Jean-Pierre Maulny : ce qui est certain, c’est qu’on ne peut pas contrôler une zone aussi vaste avec seulement 5000 hommes. On peut éviter la chute du pouvoir de Bamako militairement parlant. On peut, dans la mesure du possible, apporter une meilleure sécurité sur le terrain. Mais en aucun cas garantir une sécurité absolue dans la région car l'on n'aura jamais les moyens humains de contrôler l'ensemble de la zone. Comme on l’a vu en Afghanistan, on sait très bien que dans ce type de conflit, la solution pour en sortir ne peut en aucun cas être uniquement militaire. Donc, il faudra bien trouver une solution politique à un moment donné. L'option la plus sûre selon moi serait d'évoluer vers une véritable mission de maintien de la paix et non plus une mission de contre-terrorisme comme c’est le cas actuellement. Ce qui permettrait également à la France de se retirer dans de bonnes conditions.
Il y a une question plus large de politique de défense et notamment sur la priorité des menaces. Qu'en dit-on au sein de l'état-major français des armées ?

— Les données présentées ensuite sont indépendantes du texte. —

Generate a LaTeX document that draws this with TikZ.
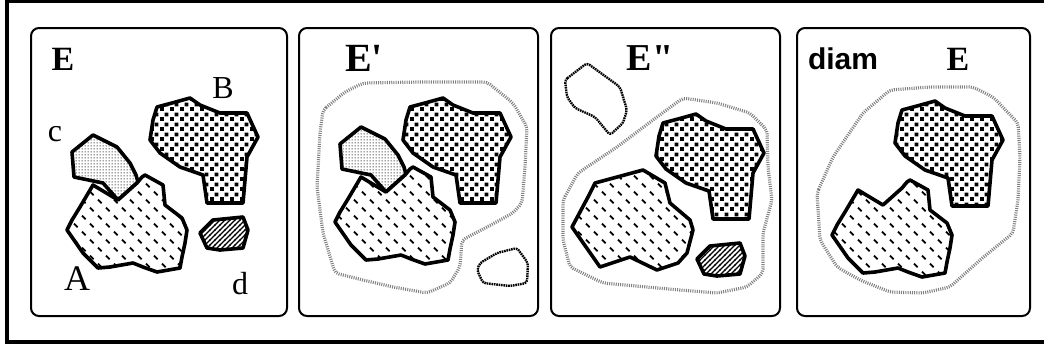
\documentclass[tikz,border=0pt]{standalone}
\usepackage{fontspec}
\setmainfont{Liberation Serif}
\newfontfamily\rawserif[Ligatures=TeXOff]{Liberation Serif}
\newfontfamily\diamfont{Liberation Sans}
\usetikzlibrary{patterns}
\pgfdeclarepatternformonly{adash}{\pgfpoint{-1pt}{-1pt}}{\pgfpoint{9pt}{9pt}}{\pgfpoint{8pt}{8pt}}{%
  \pgfsetlinewidth{0.9pt}%
  \pgfpathmoveto{\pgfpoint{1pt}{3.2pt}}\pgfpathlineto{\pgfpoint{2.8pt}{1.4pt}}%
  \pgfpathmoveto{\pgfpoint{5pt}{7.2pt}}\pgfpathlineto{\pgfpoint{6.8pt}{5.4pt}}%
  \pgfusepath{stroke}}
\pgfdeclarepatternformonly{bsq}{\pgfpointorigin}{\pgfpoint{5pt}{5pt}}{\pgfpoint{5pt}{5pt}}{%
  \pgfpathrectangle{\pgfpointorigin}{\pgfpoint{2.1pt}{2.1pt}}%
  \pgfpathrectangle{\pgfpoint{2.5pt}{2.5pt}}{\pgfpoint{2.1pt}{2.1pt}}%
  \pgfusepath{fill}}
\pgfdeclarepatternformonly{cdots}{\pgfpointorigin}{\pgfpoint{1.5pt}{1.5pt}}{\pgfpoint{1.5pt}{1.5pt}}{%
  \pgfpathcircle{\pgfpoint{0.75pt}{0.75pt}}{0.4pt}\pgfusepath{fill}}
\pgfdeclarepatternformonly{dhatch}{\pgfpoint{-0.5pt}{-0.5pt}}{\pgfpoint{3pt}{3pt}}{\pgfpoint{2.5pt}{2.5pt}}{%
  \pgfsetlinewidth{0.6pt}%
  \pgfpathmoveto{\pgfpoint{-0.2pt}{-0.2pt}}\pgfpathlineto{\pgfpoint{2.7pt}{2.7pt}}\pgfusepath{stroke}}

\newcommand\shpA{(93,185) -- (118,200) -- (137,183) -- (142,177) -- (145,175) -- (163,185) -- (165,205) -- (182,218) -- (187,230) -- (185,243) -- (182,257) -- (180,268) -- (157,272) -- (143,267) -- (133,263) -- (110,267) -- (98,268) -- (83,253) -- (67,230) -- (72,220) -- (80,207) -- cycle}
\newcommand\shpAfull{(90,186) -- (138,173) -- (160,186) -- (165,206) -- (185,223) -- (188,233) -- (182,256) -- (173,266) -- (152,273) -- (125,260) -- (95,270) -- (67,230) -- (83,200) -- cycle}
\newcommand\shpB{(157,107) -- (172,103) -- (190,98) -- (200,105) -- (220,113) -- (247,113) -- (258,137) -- (247,157) -- (245,180) -- (243,203) -- (207,203) -- (203,175) -- (180,167) -- (160,153) -- (150,140) -- (153,120) -- cycle}
\newcommand\shpC{(72,152) -- (93,135) -- (117,147) -- (130,163) -- (136,175) -- (138,182) -- (118,200) -- (103,183) -- (74,177) -- cycle}
\newcommand\shpD{(200,233) -- (213,220) -- (243,217) -- (248,230) -- (243,248) -- (220,250) -- (207,248) -- cycle}

\begin{document}
\begin{tikzpicture}[x=0.5pt,y=-0.5pt,
  panelbox/.style={draw, line width=1pt, rounded corners=4pt},
  blob/.style={draw, line width=1.8pt, line join=round, preaction={fill=white}},
  Ablob/.style={blob, pattern=adash},
  Bblob/.style={blob, pattern=bsq},
  Cblob/.style={blob, pattern=cdots},
  Dblob/.style={blob, pattern=dhatch},
  envelope/.style={draw=black!50, line width=1.6pt, dash pattern=on 0.5pt off 0.6pt, rounded corners=2pt},
  ghost/.style={draw=black, line width=1.2pt, dash pattern=on 0.8pt off 0.4pt, rounded corners=1.5pt},
  bigE/.style={inner sep=0pt, font=\rawserif\fontsize{17}{17}\selectfont\bfseries},
  lab/.style={inner sep=0pt, font=\fontsize{16}{16}\selectfont}]
\useasboundingbox (0,0) rectangle (1044,350);
% outer frame
\draw[line width=1.6pt] (1044,1.5) -- (7,1.5) -- (7,342) -- (1044,342);
% panels
\draw[panelbox] (31,28) rectangle (287,316);
\draw[panelbox] (299,28) rectangle (538,316);
\draw[panelbox] (551,28) rectangle (780,316);
\draw[panelbox] (797,28) rectangle (1030,316);

% ---- panel 1 ----
\draw[Bblob] \shpB;
\draw[Cblob] \shpC;
\draw[Ablob] \shpA;
\draw[Dblob] \shpD;
\node[bigE] (e1) at (63,59) {E};
\node[lab] (lb) at (223,88) {B};
\node[lab] (lc) at (55,134) {c};
\node[lab, font=\fontsize{18}{18}\selectfont] (la) at (77,279) {A};
\node[lab] (ld) at (240,284) {d};

% ---- panel 2 ----
\draw[envelope] (323,110) -- (345,92) -- (363,83) -- (420,82) -- (487,82) -- (513,103) -- (527,127) -- (525,167) -- (522,203) -- (513,213) -- (487,227) -- (462,240) -- (460,267) -- (450,283) -- (427,293) -- (393,287) -- (363,280) -- (335,273) -- (323,233) -- (317,187) -- (320,133) -- cycle;
\draw[ghost] (480,263) -- (497,253) -- (517,248) -- (528,263) -- (527,283) -- (510,286) -- (483,283) -- (477,270) -- cycle;
\begin{scope}[shift={(253,0)}]
  \draw[Bblob] \shpB;
\end{scope}
\begin{scope}[shift={(268,-8)}]
  \draw[Cblob] \shpC;
  \draw[Ablob] \shpA;
\end{scope}
\node[bigE, font=\rawserif\fontsize{20}{20}\selectfont\bfseries] (e2) at (364,58) {E'};

% ---- panel 3 ----
\draw[envelope] (563,200) -- (578,173) -- (617,147) -- (657,117) -- (683,98) -- (717,103) -- (750,113) -- (767,130) -- (768,167) -- (772,200) -- (763,233) -- (763,273) -- (747,287) -- (717,293) -- (680,290) -- (647,287) -- (603,283) -- (570,267) -- (563,240) -- cycle;
\draw[ghost] (565,80) -- (587,63) -- (620,87) -- (627,110) -- (623,123) -- (610,135) -- (595,117) -- (575,108) -- (567,97) -- cycle;
\begin{scope}[shift={(506,16)}]
  \draw[Bblob] \shpB;
\end{scope}
\begin{scope}[shift={(505,-3)}]
  \draw[Ablob] \shpAfull;
\end{scope}
\begin{scope}[shift={(497,26)}]
  \draw[Dblob] \shpD;
\end{scope}
\node[bigE, font=\rawserif\fontsize{19}{19}\selectfont\bfseries] (e3) at (650,58) {E"};

% ---- panel 4 ----
\draw[envelope] (817,193) -- (833,157) -- (863,113) -- (890,90) -- (930,87) -- (973,87) -- (993,97) -- (1018,123) -- (1020,157) -- (1018,200) -- (1013,233) -- (980,260) -- (950,287) -- (923,293) -- (890,292) -- (860,280) -- (837,267) -- (820,240) -- cycle;
\begin{scope}[shift={(745,3)}]
  \draw[Bblob] \shpB;
\end{scope}
\begin{scope}[shift={(765,5)}]
  \draw[Ablob] \shpA;
\end{scope}
\node[inner sep=0pt, font=\diamfont\fontsize{15}{15}\selectfont\bfseries] (dm) at (843,59) {diam};
\node[bigE] (e4) at (958,59) {E};
\end{tikzpicture}
\end{document}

Jean-Pierre Maulny : Les militaires considèrent aujourd’hui qu’on ne peut plus tout miser sur les opérations extérieures et donc nécessairement cela veut dire qu’on ne peut pas accentuer l’effort en termes de déploiement. Cela va faire huit ans, en janvier prochain, que ces opérations ont été lancées. Quand François Hollande les avait engagées, il avait annoncé qu’on y était pour six mois. Il savait déjà très bien à l'époque que ce ne serait pas le cas. Les états-majors sont plutôt favorables à une accélération du retrait. Avec le temps, il y a un effet d’usure sur le moral des troupes. Et ils savent très bien qu’on ne va pas mettre 10.000 hommes sur le terrain. D'ailleurs, ils ne le souhaitent pas non plus. Paradoxalement, ce sont eux qui militent le plus pour une solution de retrait.